### Data for the task:
________________
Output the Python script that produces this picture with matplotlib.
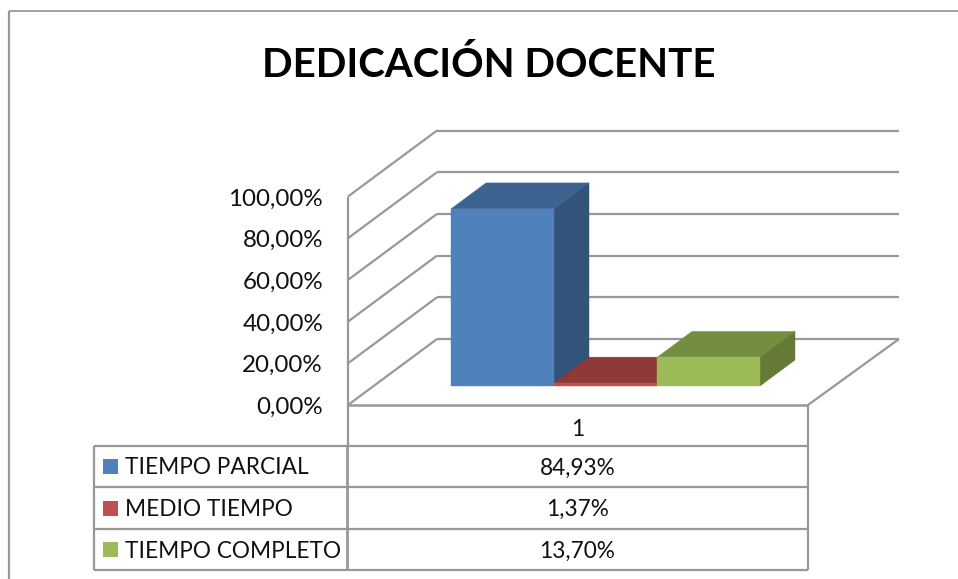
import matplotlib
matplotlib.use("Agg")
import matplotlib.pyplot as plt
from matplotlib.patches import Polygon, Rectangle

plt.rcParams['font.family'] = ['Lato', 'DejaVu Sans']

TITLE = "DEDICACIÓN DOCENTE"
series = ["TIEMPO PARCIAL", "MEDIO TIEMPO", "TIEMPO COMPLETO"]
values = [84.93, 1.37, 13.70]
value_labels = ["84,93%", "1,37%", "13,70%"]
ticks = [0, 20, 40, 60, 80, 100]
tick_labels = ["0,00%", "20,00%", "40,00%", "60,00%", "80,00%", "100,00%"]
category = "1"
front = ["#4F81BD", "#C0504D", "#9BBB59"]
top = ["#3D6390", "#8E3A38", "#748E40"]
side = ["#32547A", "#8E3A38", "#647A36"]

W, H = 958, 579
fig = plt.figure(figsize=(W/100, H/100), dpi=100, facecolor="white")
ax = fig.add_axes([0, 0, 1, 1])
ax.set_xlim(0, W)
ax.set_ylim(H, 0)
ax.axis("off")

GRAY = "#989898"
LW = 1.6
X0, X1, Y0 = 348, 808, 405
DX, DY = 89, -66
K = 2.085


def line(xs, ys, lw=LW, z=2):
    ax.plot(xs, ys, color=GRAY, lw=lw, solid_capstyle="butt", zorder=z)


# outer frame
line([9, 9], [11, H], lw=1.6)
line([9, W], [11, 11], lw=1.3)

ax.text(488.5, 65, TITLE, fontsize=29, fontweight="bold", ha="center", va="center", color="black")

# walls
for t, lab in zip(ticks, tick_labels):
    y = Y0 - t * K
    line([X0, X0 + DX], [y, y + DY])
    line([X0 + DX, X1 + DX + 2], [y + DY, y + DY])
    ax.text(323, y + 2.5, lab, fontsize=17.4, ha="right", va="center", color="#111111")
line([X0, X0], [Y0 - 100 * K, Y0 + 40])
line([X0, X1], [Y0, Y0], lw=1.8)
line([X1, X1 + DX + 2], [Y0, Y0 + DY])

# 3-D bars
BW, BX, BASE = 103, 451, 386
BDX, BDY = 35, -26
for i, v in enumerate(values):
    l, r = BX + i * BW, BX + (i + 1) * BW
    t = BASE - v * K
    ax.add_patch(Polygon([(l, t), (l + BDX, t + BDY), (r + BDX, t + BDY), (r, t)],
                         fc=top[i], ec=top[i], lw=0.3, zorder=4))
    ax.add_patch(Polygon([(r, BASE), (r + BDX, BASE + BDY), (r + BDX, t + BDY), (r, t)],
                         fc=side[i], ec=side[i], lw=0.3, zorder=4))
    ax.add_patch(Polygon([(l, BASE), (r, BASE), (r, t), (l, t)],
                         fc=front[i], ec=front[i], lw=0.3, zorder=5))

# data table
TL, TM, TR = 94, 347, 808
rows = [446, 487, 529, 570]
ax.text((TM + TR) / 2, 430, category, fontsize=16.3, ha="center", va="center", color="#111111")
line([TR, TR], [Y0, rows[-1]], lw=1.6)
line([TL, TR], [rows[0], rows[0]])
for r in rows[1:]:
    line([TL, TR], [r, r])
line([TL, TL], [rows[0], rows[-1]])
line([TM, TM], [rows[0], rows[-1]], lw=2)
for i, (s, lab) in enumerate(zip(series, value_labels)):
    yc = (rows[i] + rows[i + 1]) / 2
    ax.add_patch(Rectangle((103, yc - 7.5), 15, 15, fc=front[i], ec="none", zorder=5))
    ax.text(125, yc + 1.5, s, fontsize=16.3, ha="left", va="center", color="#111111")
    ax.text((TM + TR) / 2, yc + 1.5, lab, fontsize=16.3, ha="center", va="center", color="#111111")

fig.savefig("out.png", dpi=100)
________________
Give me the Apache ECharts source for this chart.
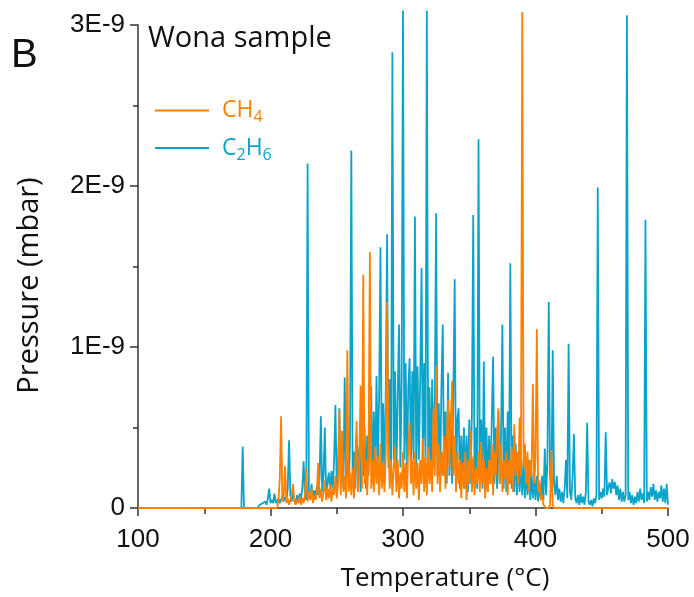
________________
### Short problem:
From the material given, work out how many lines hold the string "this"; state that number and nothing further.

### The output:
2